THE TASK: Exactly repeat the material, dropping every picture from the copy.
## Begin EXTRACTED INFORMATION
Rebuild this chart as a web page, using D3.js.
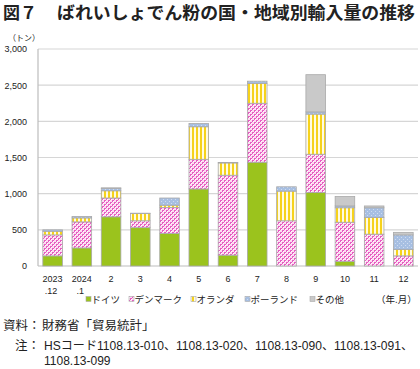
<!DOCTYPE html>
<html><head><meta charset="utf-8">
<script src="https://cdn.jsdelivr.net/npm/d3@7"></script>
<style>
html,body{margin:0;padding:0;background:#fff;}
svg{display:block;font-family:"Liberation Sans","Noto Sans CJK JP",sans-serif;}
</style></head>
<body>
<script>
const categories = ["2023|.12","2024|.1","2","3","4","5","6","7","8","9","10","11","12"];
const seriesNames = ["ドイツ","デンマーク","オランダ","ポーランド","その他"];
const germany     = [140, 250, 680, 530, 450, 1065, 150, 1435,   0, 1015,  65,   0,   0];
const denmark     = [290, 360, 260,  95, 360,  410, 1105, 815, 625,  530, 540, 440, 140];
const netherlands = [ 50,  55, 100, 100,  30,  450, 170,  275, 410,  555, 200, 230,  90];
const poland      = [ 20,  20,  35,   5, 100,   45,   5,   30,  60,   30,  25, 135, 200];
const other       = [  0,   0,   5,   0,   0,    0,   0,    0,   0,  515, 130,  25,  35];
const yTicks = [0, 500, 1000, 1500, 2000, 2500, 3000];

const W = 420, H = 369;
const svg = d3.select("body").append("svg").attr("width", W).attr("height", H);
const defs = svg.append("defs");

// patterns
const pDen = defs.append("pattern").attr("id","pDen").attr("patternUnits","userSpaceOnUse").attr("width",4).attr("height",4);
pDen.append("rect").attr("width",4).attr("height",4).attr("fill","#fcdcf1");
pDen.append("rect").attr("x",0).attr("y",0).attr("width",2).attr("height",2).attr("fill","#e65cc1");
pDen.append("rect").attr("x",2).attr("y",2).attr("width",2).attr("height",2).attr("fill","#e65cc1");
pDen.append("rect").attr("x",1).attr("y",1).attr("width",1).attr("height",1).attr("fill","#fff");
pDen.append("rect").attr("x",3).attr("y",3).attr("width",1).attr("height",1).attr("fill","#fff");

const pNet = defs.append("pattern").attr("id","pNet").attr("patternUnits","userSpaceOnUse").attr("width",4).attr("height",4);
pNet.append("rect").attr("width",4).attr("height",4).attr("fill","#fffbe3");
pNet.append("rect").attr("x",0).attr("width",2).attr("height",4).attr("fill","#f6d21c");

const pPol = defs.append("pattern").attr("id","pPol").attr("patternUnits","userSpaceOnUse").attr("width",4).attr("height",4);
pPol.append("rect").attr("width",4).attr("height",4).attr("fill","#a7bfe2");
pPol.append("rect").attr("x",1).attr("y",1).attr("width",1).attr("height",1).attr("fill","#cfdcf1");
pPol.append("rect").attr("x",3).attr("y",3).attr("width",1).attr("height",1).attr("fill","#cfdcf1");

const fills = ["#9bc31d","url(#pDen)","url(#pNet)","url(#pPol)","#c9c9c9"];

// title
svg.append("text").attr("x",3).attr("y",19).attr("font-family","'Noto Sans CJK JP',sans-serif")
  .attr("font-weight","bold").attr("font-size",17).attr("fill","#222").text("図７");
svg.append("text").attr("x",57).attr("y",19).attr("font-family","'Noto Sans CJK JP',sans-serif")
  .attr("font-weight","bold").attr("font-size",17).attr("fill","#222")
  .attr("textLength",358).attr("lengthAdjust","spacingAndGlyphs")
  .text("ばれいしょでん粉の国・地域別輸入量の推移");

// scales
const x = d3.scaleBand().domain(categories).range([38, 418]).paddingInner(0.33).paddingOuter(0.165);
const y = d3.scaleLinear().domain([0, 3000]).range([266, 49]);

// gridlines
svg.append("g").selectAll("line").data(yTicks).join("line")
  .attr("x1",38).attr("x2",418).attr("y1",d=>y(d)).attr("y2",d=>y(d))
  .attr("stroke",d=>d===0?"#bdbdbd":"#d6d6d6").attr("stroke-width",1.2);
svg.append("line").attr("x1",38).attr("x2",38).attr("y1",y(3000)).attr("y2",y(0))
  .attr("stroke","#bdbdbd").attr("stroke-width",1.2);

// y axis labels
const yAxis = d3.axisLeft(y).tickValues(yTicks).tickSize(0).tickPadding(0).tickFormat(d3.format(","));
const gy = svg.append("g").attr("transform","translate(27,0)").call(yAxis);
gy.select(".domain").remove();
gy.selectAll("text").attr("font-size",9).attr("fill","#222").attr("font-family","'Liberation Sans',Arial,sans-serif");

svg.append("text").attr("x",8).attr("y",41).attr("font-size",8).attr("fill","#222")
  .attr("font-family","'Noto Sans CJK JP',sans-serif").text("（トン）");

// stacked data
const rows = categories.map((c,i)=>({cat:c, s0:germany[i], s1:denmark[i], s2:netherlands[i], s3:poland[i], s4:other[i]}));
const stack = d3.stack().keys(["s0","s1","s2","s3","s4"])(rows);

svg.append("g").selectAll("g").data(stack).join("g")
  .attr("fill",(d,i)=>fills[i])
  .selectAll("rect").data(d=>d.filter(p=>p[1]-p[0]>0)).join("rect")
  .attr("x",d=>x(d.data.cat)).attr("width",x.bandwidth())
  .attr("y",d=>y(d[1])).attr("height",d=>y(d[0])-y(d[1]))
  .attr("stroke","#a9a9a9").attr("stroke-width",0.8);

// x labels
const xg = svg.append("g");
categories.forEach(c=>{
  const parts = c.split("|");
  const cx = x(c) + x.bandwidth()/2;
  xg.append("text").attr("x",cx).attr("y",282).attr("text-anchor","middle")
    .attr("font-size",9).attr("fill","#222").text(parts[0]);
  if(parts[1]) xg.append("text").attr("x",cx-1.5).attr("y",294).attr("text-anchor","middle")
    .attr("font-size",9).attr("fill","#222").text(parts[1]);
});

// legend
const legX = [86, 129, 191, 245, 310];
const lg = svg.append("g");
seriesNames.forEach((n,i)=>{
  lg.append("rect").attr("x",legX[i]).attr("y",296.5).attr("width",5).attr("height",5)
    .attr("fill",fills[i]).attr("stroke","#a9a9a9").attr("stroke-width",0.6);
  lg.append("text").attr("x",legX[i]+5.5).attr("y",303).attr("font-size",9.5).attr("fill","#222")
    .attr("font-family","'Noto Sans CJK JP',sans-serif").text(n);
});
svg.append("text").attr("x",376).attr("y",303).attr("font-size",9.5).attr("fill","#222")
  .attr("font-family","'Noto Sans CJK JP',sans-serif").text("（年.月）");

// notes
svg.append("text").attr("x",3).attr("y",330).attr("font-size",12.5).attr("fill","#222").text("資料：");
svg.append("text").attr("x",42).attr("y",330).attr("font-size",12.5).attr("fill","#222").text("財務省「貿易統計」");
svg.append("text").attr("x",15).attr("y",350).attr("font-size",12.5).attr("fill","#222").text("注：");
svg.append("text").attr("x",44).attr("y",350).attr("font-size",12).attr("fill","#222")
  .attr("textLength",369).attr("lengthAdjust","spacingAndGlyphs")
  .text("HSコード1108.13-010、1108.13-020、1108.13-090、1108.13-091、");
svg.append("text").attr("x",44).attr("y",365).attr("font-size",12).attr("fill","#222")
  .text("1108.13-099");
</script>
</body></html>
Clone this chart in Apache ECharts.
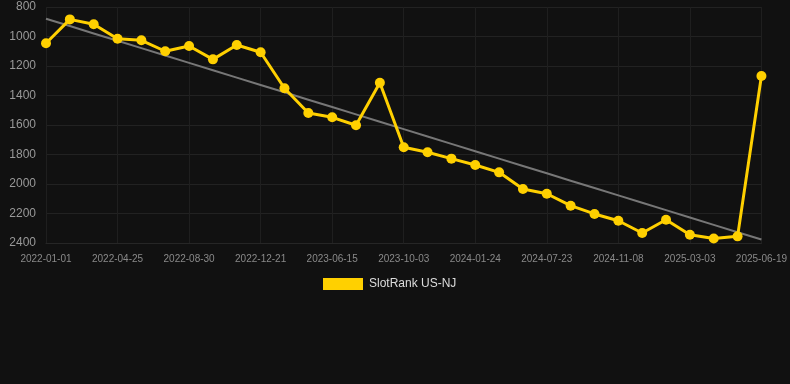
## End EXTRACTED INFORMATION
RESPONSE TO THIS EXERCISE:
Rebuild this chart as a web page, using D3.js.
<!DOCTYPE html>
<html><head><meta charset="utf-8">
<script src="https://cdn.jsdelivr.net/npm/d3@7"></script>
<style>
html,body{margin:0;padding:0;background:#fff;}
svg{display:block;font-family:"Liberation Sans","Noto Sans CJK JP",sans-serif;}
</style></head>
<body>
<script>
const categories = ["2023|.12","2024|.1","2","3","4","5","6","7","8","9","10","11","12"];
const seriesNames = ["ドイツ","デンマーク","オランダ","ポーランド","その他"];
const germany     = [140, 250, 680, 530, 450, 1065, 150, 1435,   0, 1015,  65,   0,   0];
const denmark     = [290, 360, 260,  95, 360,  410, 1105, 815, 625,  530, 540, 440, 140];
const netherlands = [ 50,  55, 100, 100,  30,  450, 170,  275, 410,  555, 200, 230,  90];
const poland      = [ 20,  20,  35,   5, 100,   45,   5,   30,  60,   30,  25, 135, 200];
const other       = [  0,   0,   5,   0,   0,    0,   0,    0,   0,  515, 130,  25,  35];
const yTicks = [0, 500, 1000, 1500, 2000, 2500, 3000];

const W = 420, H = 369;
const svg = d3.select("body").append("svg").attr("width", W).attr("height", H);
const defs = svg.append("defs");

// patterns
const pDen = defs.append("pattern").attr("id","pDen").attr("patternUnits","userSpaceOnUse").attr("width",4).attr("height",4);
pDen.append("rect").attr("width",4).attr("height",4).attr("fill","#fcdcf1");
pDen.append("rect").attr("x",0).attr("y",0).attr("width",2).attr("height",2).attr("fill","#e65cc1");
pDen.append("rect").attr("x",2).attr("y",2).attr("width",2).attr("height",2).attr("fill","#e65cc1");
pDen.append("rect").attr("x",1).attr("y",1).attr("width",1).attr("height",1).attr("fill","#fff");
pDen.append("rect").attr("x",3).attr("y",3).attr("width",1).attr("height",1).attr("fill","#fff");

const pNet = defs.append("pattern").attr("id","pNet").attr("patternUnits","userSpaceOnUse").attr("width",4).attr("height",4);
pNet.append("rect").attr("width",4).attr("height",4).attr("fill","#fffbe3");
pNet.append("rect").attr("x",0).attr("width",2).attr("height",4).attr("fill","#f6d21c");

const pPol = defs.append("pattern").attr("id","pPol").attr("patternUnits","userSpaceOnUse").attr("width",4).attr("height",4);
pPol.append("rect").attr("width",4).attr("height",4).attr("fill","#a7bfe2");
pPol.append("rect").attr("x",1).attr("y",1).attr("width",1).attr("height",1).attr("fill","#cfdcf1");
pPol.append("rect").attr("x",3).attr("y",3).attr("width",1).attr("height",1).attr("fill","#cfdcf1");

const fills = ["#9bc31d","url(#pDen)","url(#pNet)","url(#pPol)","#c9c9c9"];

// title
svg.append("text").attr("x",3).attr("y",19).attr("font-family","'Noto Sans CJK JP',sans-serif")
  .attr("font-weight","bold").attr("font-size",17).attr("fill","#222").text("図７");
svg.append("text").attr("x",57).attr("y",19).attr("font-family","'Noto Sans CJK JP',sans-serif")
  .attr("font-weight","bold").attr("font-size",17).attr("fill","#222")
  .attr("textLength",358).attr("lengthAdjust","spacingAndGlyphs")
  .text("ばれいしょでん粉の国・地域別輸入量の推移");

// scales
const x = d3.scaleBand().domain(categories).range([38, 418]).paddingInner(0.33).paddingOuter(0.165);
const y = d3.scaleLinear().domain([0, 3000]).range([266, 49]);

// gridlines
svg.append("g").selectAll("line").data(yTicks).join("line")
  .attr("x1",38).attr("x2",418).attr("y1",d=>y(d)).attr("y2",d=>y(d))
  .attr("stroke",d=>d===0?"#bdbdbd":"#d6d6d6").attr("stroke-width",1.2);
svg.append("line").attr("x1",38).attr("x2",38).attr("y1",y(3000)).attr("y2",y(0))
  .attr("stroke","#bdbdbd").attr("stroke-width",1.2);

// y axis labels
const yAxis = d3.axisLeft(y).tickValues(yTicks).tickSize(0).tickPadding(0).tickFormat(d3.format(","));
const gy = svg.append("g").attr("transform","translate(27,0)").call(yAxis);
gy.select(".domain").remove();
gy.selectAll("text").attr("font-size",9).attr("fill","#222").attr("font-family","'Liberation Sans',Arial,sans-serif");

svg.append("text").attr("x",8).attr("y",41).attr("font-size",8).attr("fill","#222")
  .attr("font-family","'Noto Sans CJK JP',sans-serif").text("（トン）");

// stacked data
const rows = categories.map((c,i)=>({cat:c, s0:germany[i], s1:denmark[i], s2:netherlands[i], s3:poland[i], s4:other[i]}));
const stack = d3.stack().keys(["s0","s1","s2","s3","s4"])(rows);

svg.append("g").selectAll("g").data(stack).join("g")
  .attr("fill",(d,i)=>fills[i])
  .selectAll("rect").data(d=>d.filter(p=>p[1]-p[0]>0)).join("rect")
  .attr("x",d=>x(d.data.cat)).attr("width",x.bandwidth())
  .attr("y",d=>y(d[1])).attr("height",d=>y(d[0])-y(d[1]))
  .attr("stroke","#a9a9a9").attr("stroke-width",0.8);

// x labels
const xg = svg.append("g");
categories.forEach(c=>{
  const parts = c.split("|");
  const cx = x(c) + x.bandwidth()/2;
  xg.append("text").attr("x",cx).attr("y",282).attr("text-anchor","middle")
    .attr("font-size",9).attr("fill","#222").text(parts[0]);
  if(parts[1]) xg.append("text").attr("x",cx-1.5).attr("y",294).attr("text-anchor","middle")
    .attr("font-size",9).attr("fill","#222").text(parts[1]);
});

// legend
const legX = [86, 129, 191, 245, 310];
const lg = svg.append("g");
seriesNames.forEach((n,i)=>{
  lg.append("rect").attr("x",legX[i]).attr("y",296.5).attr("width",5).attr("height",5)
    .attr("fill",fills[i]).attr("stroke","#a9a9a9").attr("stroke-width",0.6);
  lg.append("text").attr("x",legX[i]+5.5).attr("y",303).attr("font-size",9.5).attr("fill","#222")
    .attr("font-family","'Noto Sans CJK JP',sans-serif").text(n);
});
svg.append("text").attr("x",376).attr("y",303).attr("font-size",9.5).attr("fill","#222")
  .attr("font-family","'Noto Sans CJK JP',sans-serif").text("（年.月）");

// notes
svg.append("text").attr("x",3).attr("y",330).attr("font-size",12.5).attr("fill","#222").text("資料：");
svg.append("text").attr("x",42).attr("y",330).attr("font-size",12.5).attr("fill","#222").text("財務省「貿易統計」");
svg.append("text").attr("x",15).attr("y",350).attr("font-size",12.5).attr("fill","#222").text("注：");
svg.append("text").attr("x",44).attr("y",350).attr("font-size",12).attr("fill","#222")
  .attr("textLength",369).attr("lengthAdjust","spacingAndGlyphs")
  .text("HSコード1108.13-010、1108.13-020、1108.13-090、1108.13-091、");
svg.append("text").attr("x",44).attr("y",365).attr("font-size",12).attr("fill","#222")
  .text("1108.13-099");
</script>
</body></html>
Clone this chart in Apache ECharts.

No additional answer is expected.